III. The Fan-Fiction: Constructing the Monster

By the time we get to the Second Temple period, the “Satan” figure begins to look like the horror movie villain we recognize today. This didn’t happen in the Bible proper, but in the “Intertestamental” literature. Essentially, ancient theological fan-fiction.

The most damning piece of evidence I have found is the Testament of Job (1st Century BCE/CE), introduced recently in a course I am taking on Ancient Judaism in the Mediterranean Diaspora. This non-canonical book rewrites the story of Job, but with a massive shift in tone. In the biblical Job, ha-satan disappears after chapter two. But in the Testament, he is the obsessive, maniacal villain. He disguises himself as a beggar; he targets Job’s wife; he hates God.

This text bridges the gap. When the New Testament writers (and later, Christians like Dante and Milton) thought of Satan, they weren’t thinking of the bureaucrat in Job; they were thinking of the monster from the Testament. They adopted the fan-fiction as canon.

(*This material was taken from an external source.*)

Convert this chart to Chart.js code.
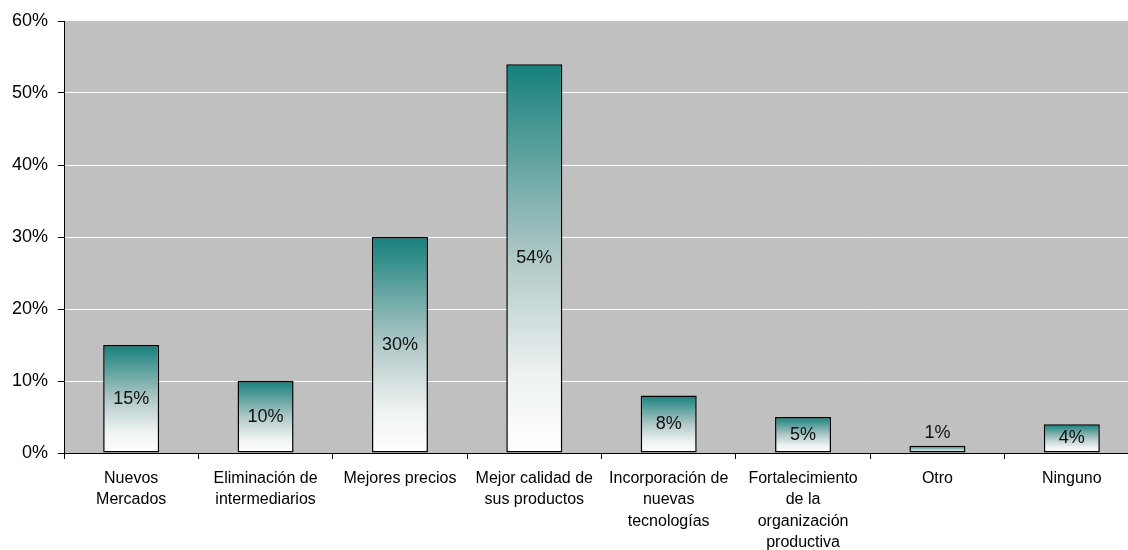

Conclusion: A Band-Aid Over a Bullet Hole

Why does this matter? Because the invention of Satan is the ultimate refusal to deal with hebel, the vapor, the absurdity of life that Ecclesiastes speaks of. We are terrified of a universe where suffering is random, or worse, a universe where God is responsible for our pain.

So, we created a character to carry the weight of all the world’s evil, so that God could remain pristine. But in doing so, we fed the fires of dualism that have fueled centuries of fear, witch hunts, and spiritual warfare.

The uncomfortable reality of the Bible is much starker than the Sunday School myth. God has been there from the first verse. Satan only showed up in the middle, when we needed someone to blame.